1. Field of the Invention
The present invention relates generally to fiber lasers.
2. Description of the Related Art
When pumped with a light signal (e.g., at wavelengths of 800, 980 or 1480 nm), erbium-doped optical fibers have a broad laser transition near .lambda.=1.55 .mu.m which is substantially coincident with an optical-attenuation minimum in silica glass. Because of this coincidence, their high gain, simplicity and compact size and their inherent compatibility with optical fiber transmission lines and semiconductor pump lasers, erbium fiber lasers are particularly suited for a variety of laser applications (e.g., as repeaters and local oscillators) in fiber-based optical systems (e.g., communication systems and radar systems). The fiber laser's suitability for these applications is considerably enhanced if it can generate a single-frequency output signal.
Single frequency erbium-doped fiber lasers have been described in various references. In a first exemplary reference (Zyskind, J. L., et al., "Short Single Frequency Erbium-Doped Fibre Laser, IEE Electronics Letters, Vol. 28, No. 15, July, 1992, pp. 1385-1387), both optical feedback and wavelength selectivity were realized with fiber gratings. The gratings were formed in the fiber with refractive index changes that were induced with short wavelength (e.g., .about.240 nm) radiation.
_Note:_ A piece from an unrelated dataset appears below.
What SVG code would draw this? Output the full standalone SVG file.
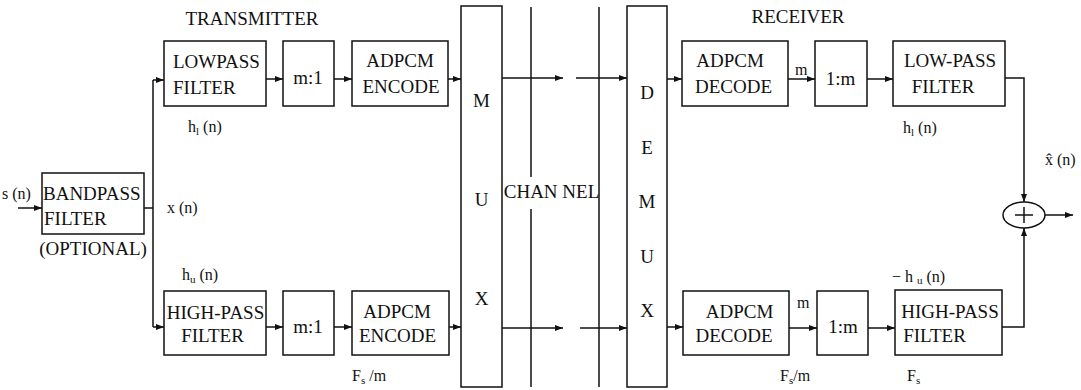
<svg xmlns="http://www.w3.org/2000/svg" width="1081" height="390" viewBox="0 0 1081 390">
  <style>
    .box { fill: #fff; stroke: #111; stroke-width: 1.5; }
    .wire { fill: none; stroke: #111; stroke-width: 1.5; }
    .t { font-family: "Liberation Serif", "Times New Roman", serif; font-size: 19px; fill: #111; }
    .c { text-anchor: middle; }
    .lb { font-family: "Liberation Serif", "Times New Roman", serif; font-size: 16px; fill: #111; }
    .sub { font-size: 11px; }
  </style>
  <defs>
    <marker id="arrow" markerUnits="userSpaceOnUse" markerWidth="9" markerHeight="7" refX="8" refY="3" orient="auto">
      <path d="M0,0 L8,3 L0,6 z" fill="#111"/>
    </marker>
  </defs>
  <rect width="1081" height="390" fill="#fff"/>

  <!-- section titles -->
  <text class="t c" x="252" y="25">TRANSMITTER</text>
  <text class="t c" x="798" y="23">RECEIVER</text>

  <!-- signal labels -->
  <text class="lb" x="2" y="199">s (n)</text>
  <text class="lb" x="167" y="213">x (n)</text>
  <text class="lb" x="188" y="132">h<tspan class="sub" dy="3">l</tspan><tspan dy="-3"> (n)</tspan></text>
  <text class="lb" x="182" y="280">h<tspan class="sub" dy="3">u</tspan><tspan dy="-3"> (n)</tspan></text>
  <text class="lb" x="352" y="381">F<tspan class="sub" dy="3">s</tspan><tspan dy="-3"> /m</tspan></text>
  <text class="lb" x="795" y="75" font-size="15">m</text>
  <text class="lb" x="797" y="308" font-size="15">m</text>
  <text class="lb" x="903" y="133">h<tspan class="sub" dy="3">l</tspan><tspan dy="-3"> (n)</tspan></text>
  <text class="lb" x="1045" y="165">x̂ (n)</text>
  <text class="lb" x="892" y="282">− h <tspan class="sub" dy="2">u</tspan><tspan dy="-2"> (n)</tspan></text>
  <text class="lb" x="780" y="381">F<tspan class="sub" dy="3">s</tspan><tspan dy="-3">/m</tspan></text>
  <text class="lb" x="907" y="381">F<tspan class="sub" dy="3">s</tspan></text>

  <!-- transmitter -->
  <g id="bandpass">
    <rect class="box" x="42" y="173" width="102" height="61"/>
    <text class="t" x="43" y="200">BANDPASS</text>
    <text class="t" x="44" y="225">FILTER</text>
    <text class="t c" x="93" y="255">(OPTIONAL)</text>
  </g>
  <g id="lowpass-tx">
    <rect class="box" x="164" y="41" width="102" height="65"/>
    <text class="t" x="173" y="68">LOWPASS</text>
    <text class="t" x="173" y="94">FILTER</text>
  </g>
  <g id="decim-top">
    <rect class="box" x="283" y="41" width="51" height="65"/>
    <text class="t c" x="308" y="84">m:1</text>
  </g>
  <g id="encode-top">
    <rect class="box" x="352" y="41" width="96" height="65"/>
    <text class="t c" x="400" y="67">ADPCM</text>
    <text class="t c" x="401" y="93">ENCODE</text>
  </g>
  <g id="highpass-tx">
    <rect class="box" x="164" y="291" width="102" height="64"/>
    <text class="t c" x="215.5" y="319">HIGH-PASS</text>
    <text class="t c" x="212.5" y="342">FILTER</text>
  </g>
  <g id="decim-bottom">
    <rect class="box" x="283" y="291" width="51" height="64"/>
    <text class="t c" x="308" y="333">m:1</text>
  </g>
  <g id="encode-bottom">
    <rect class="box" x="352" y="291" width="97" height="64"/>
    <text class="t c" x="397" y="318">ADPCM</text>
    <text class="t c" x="397.5" y="342">ENCODE</text>
  </g>
  <g id="mux">
    <rect class="box" x="461" y="6" width="41" height="381"/>
    <text class="t c" x="481.5" y="107">M</text>
    <text class="t c" x="481.5" y="206">U</text>
    <text class="t c" x="481.5" y="305">X</text>
  </g>

  <!-- channel -->
  <g id="channel">
    <line class="wire" x1="531" y1="7" x2="531" y2="177"/>
    <line class="wire" x1="531" y1="209" x2="531" y2="387"/>
    <line class="wire" x1="599" y1="7" x2="599" y2="387"/>
    <text class="t c" x="551.5" y="198">CHAN NEL</text>
  </g>

  <!-- receiver -->
  <g id="demux">
    <rect class="box" x="627" y="6" width="40" height="381"/>
    <text class="t c" x="647" y="99">D</text>
    <text class="t c" x="647" y="154">E</text>
    <text class="t c" x="647" y="208">M</text>
    <text class="t c" x="647" y="263">U</text>
    <text class="t c" x="647" y="317">X</text>
  </g>
  <g id="decode-top">
    <rect class="box" x="682" y="41" width="106" height="65"/>
    <text class="t c" x="730" y="67">ADPCM</text>
    <text class="t c" x="733.5" y="93">DECODE</text>
  </g>
  <g id="interp-top">
    <rect class="box" x="815" y="41" width="52" height="65"/>
    <text class="t c" x="840.5" y="85">1:m</text>
  </g>
  <g id="lowpass-rx">
    <rect class="box" x="893" y="41" width="112" height="65"/>
    <text class="t c" x="950" y="67">LOW-PASS</text>
    <text class="t c" x="943" y="93">FILTER</text>
  </g>
  <g id="decode-bottom">
    <rect class="box" x="683" y="291" width="106" height="64"/>
    <text class="t c" x="739.5" y="318">ADPCM</text>
    <text class="t c" x="734" y="342">DECODE</text>
  </g>
  <g id="interp-bottom">
    <rect class="box" x="817" y="291" width="51" height="64"/>
    <text class="t c" x="843" y="333">1:m</text>
  </g>
  <g id="highpass-rx">
    <rect class="box" x="895" y="290" width="107" height="65"/>
    <text class="t c" x="950" y="318">HIGH-PASS</text>
    <text class="t c" x="934.5" y="342">FILTER</text>
  </g>
  <g id="adder">
    <ellipse class="box" cx="1024" cy="215" rx="21" ry="13"/>
    <line class="wire" x1="1015" y1="215" x2="1033" y2="215"/>
    <line class="wire" x1="1024" y1="207" x2="1024" y2="223"/>
  </g>

  <!-- connectors -->
  <g id="connectors" class="wire">
    <line x1="18" y1="208" x2="42" y2="208" marker-end="url(#arrow)"/>
    <polyline points="144,208 153,208"/>
    <line x1="153" y1="80" x2="153" y2="327"/>
    <line x1="153" y1="80" x2="164" y2="80" marker-end="url(#arrow)"/>
    <line x1="153" y1="327" x2="164" y2="327" marker-end="url(#arrow)"/>
    <line x1="266" y1="79" x2="283" y2="79" marker-end="url(#arrow)"/>
    <line x1="334" y1="79" x2="352" y2="79" marker-end="url(#arrow)"/>
    <line x1="448" y1="79" x2="461" y2="79" marker-end="url(#arrow)"/>
    <line x1="266" y1="327" x2="283" y2="327" marker-end="url(#arrow)"/>
    <line x1="334" y1="327" x2="352" y2="327" marker-end="url(#arrow)"/>
    <line x1="449" y1="327" x2="461" y2="327" marker-end="url(#arrow)"/>
    <line x1="502" y1="78" x2="563" y2="78" marker-end="url(#arrow)"/>
    <line x1="576" y1="78" x2="627" y2="78" marker-end="url(#arrow)"/>
    <line x1="502" y1="328" x2="563" y2="328" marker-end="url(#arrow)"/>
    <line x1="580" y1="328" x2="627" y2="328" marker-end="url(#arrow)"/>
    <line x1="667" y1="79" x2="682" y2="79" marker-end="url(#arrow)"/>
    <line x1="667" y1="327" x2="683" y2="327" marker-end="url(#arrow)"/>
    <line x1="788" y1="79" x2="815" y2="79" marker-end="url(#arrow)"/>
    <line x1="867" y1="79" x2="893" y2="79" marker-end="url(#arrow)"/>
    <line x1="789" y1="328" x2="817" y2="328" marker-end="url(#arrow)"/>
    <line x1="868" y1="328" x2="895" y2="328" marker-end="url(#arrow)"/>
    <polyline points="1005,78 1024,78 1024,202" marker-end="url(#arrow)"/>
    <polyline points="1002,327 1024,327 1024,228" marker-end="url(#arrow)"/>
    <line x1="1045" y1="215" x2="1073" y2="215" marker-end="url(#arrow)"/>
  </g>
</svg>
Singlemode operation was obtained by configuring the cavity (between the gratings) short enough to realize mode spacing that was comparable to the bandwidth of the grating. The fiber was pumped through a wavelength-division-multiplexing coupler.
In a second exemplary reference (Ball, G. A., et al., "60 mW 1.5 mm Single-Frequency Low-Noise Fiber Laser MOPA", IEEE Photonics Technology Letters, Vol. 6, No. 2, February, 1994, pp. 192-194), an erbium-doped fiber laser system was described that had a spacing of .about.2.5 cm between a pair of Bragg gratings. These intracore structures provided cavity feedback and mode selectivity. When the laser was pumped at 1480 nm, the polarization of the output signal was found to be elliptical with .about.85% of the power along the elliptical major axis and .about.15% along the elliptical minor axis. This fiber laser system also incorporated an analog noise feedback loop which suppressed intensity noise in the laser output by modifying a drive current of the system's laser pump.
Although the erbium fiber lasers of these references obtain single-frequency operation, they fail to provide structures capable of realizing linearly-polarized output signals. Linearly-polarized light is required for proper operation of many optical-processing devices. For example, intensity modulators (such as a Mach-Zehnder interferometer) typically combine phase-shifted, linearly-polarized signals to obtain an intensity-modulated output signal.
Accordingly, these conventional fiber lasers must generally be supplemented with a polarizer (e.g., a dichroic polarizer or a polarizing beam splitter) to be compatible with many optical systems. The size and cost of these optical systems are therefore increased. In addition, system efficiency is degraded because a polarizer will significantly reduce the laser's output power.